In an interview broadcast on the RTÉ Week in Politics programme, Mr Varadkar said the language should be protected by an act.
“I think there should be an Acht na Gaeilge in Northern Ireland. Irish language rights are recognised in Ireland, Welsh in Wales, Scottish in Scotland, and of course there should be legislation in Northern Ireland to protect and affirm the rights of Irish language issues,” he said.
Mr Varadkar sought to play down recent commentary describing the act as the ‘one man one vote’ issue of its day in Northern Ireland, a reference to the civil rights disputes of the 1960s, and pointed to Brexit as a pressing issue for communities on both sides of the Border.
On the issue of abortion, the Taoiseach said he does not expect the Oireachtas Joint Committee on the Eighth Amendment to produce a unanimous report but believes a majority report will likely be forthcoming.
“It’s the kind of issue on which there are very polarised opinions. I don’t think it will be possible for them to come to a unanimous report that will be of any meaning.
“I do think they will be able to come to a majority report, and I look forward to dealing with that.

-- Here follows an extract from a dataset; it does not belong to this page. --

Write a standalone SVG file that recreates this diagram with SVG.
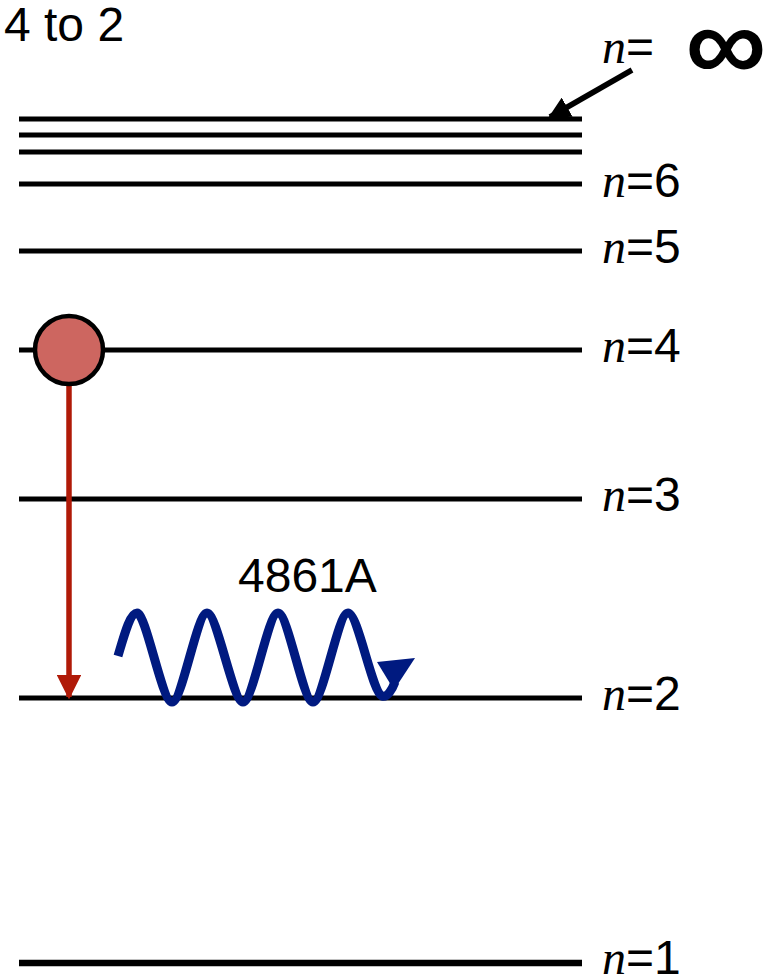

I would like to have the referendum on this issue before the summer of next year,” he said.
The committee is considering the recommendations made by the Citizens Assembly in relation to the Eighth Amendment to the Constitution, which provides equal protection to the life of the unborn and mother.
Elsewhere, Mr Varadkar spoke of his disappointment at the stalled decision on an application for a proposed Apple data centre in Athenry which was belatedly given the green light by the High Court last month.
“I am and everyone in Government is very concerned that a major investment in the west of Ireland, an €850 million investment, has been stalled as a result of legal and planning delays.”
The Taoiseach also reiterated his desire to change legislation so that data centres can be categorised as strategic infrastructural developments in future in order to avoid similar complications arising.
Fianna Fáil TD Stephen Donnelly accused Mr Varadkar of attempting to “normalise” an unprecedented homelessness crisis in the State, and said his comments were reflective of a “Tory boy” mentality on the Taoiseach’s behalf.